Earthquake size can be estimated using magnitude-rupture area scaling developed from modelled fault dimensions and measured moment magnitudes. In this study, a measure of a fault plane geometry was provided by rupture area A and the size scaled with moment magnitude Mw. Using global earthquakes datasets containing 90 events with varying magnitudes 4.45 ≤ Mw ≤ 9.20 during years of 1960-2015, we classified the data into separate strike-slip, dip-slip (normal and reverse) and subduction-zone earthquakes. The study aims to search for reliable scaling used for magnitude prediction of earthquakes around the globe for each type of source mechanism. We found from the Mw−A scaling proposed in this study that the magnitude for subduction events was likely to saturate to a maximum value possible Mw ≈ 9.3 at rupture areas much larger than those for strike-slips and dip-slips. This suggests that rocks in the subduction-zone are able to accumulate high stress, implying large seismic energy release via strong ground motion when an earthquake occurs at the plate boundary.
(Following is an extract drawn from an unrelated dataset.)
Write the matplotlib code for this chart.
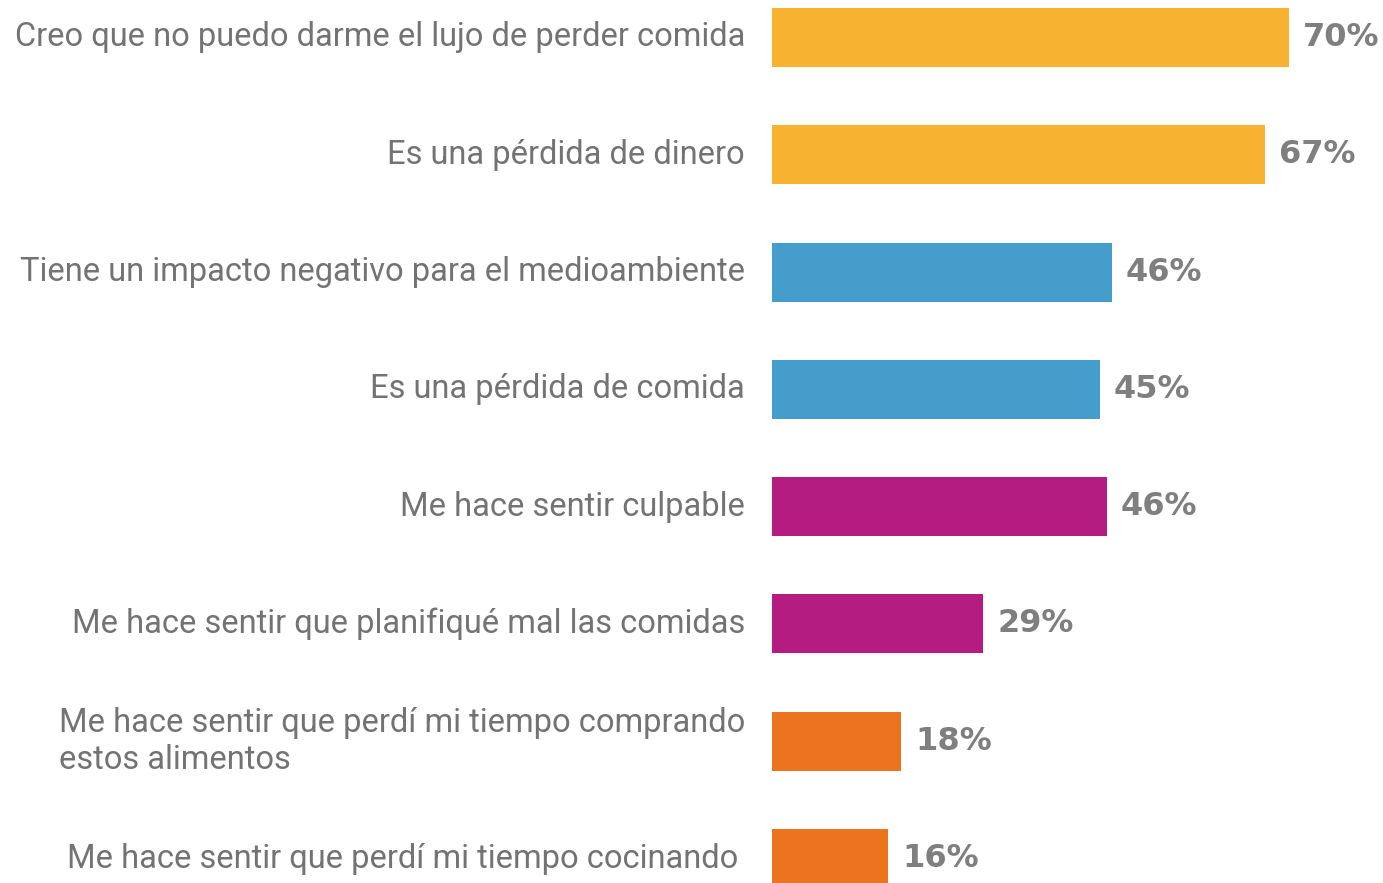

Taking into account cases under consideration that included intraplate-fault and subduction processes covering a wide range of magnitudes from moderate to large sizes, the results are relevant to Indonesian tectonic settings, where active crustal faults have been recently found throughout the country and in particular a future megathrust subduction-zone earthquake of Mw ~ 9.0 is possible to occur off the south coasts of Java Island, the most densely populated island in Indonesia. These potential seismic threats call for increasing awareness of disaster preparedness, particularly for local community in regions with a high level of vulnerability to tsunami and earthquake disasters. Therefore, a reliable earthquake early warning is of primary importance, which is best integrated into an existing tsunami early warning for maximum security from future seismic hazards.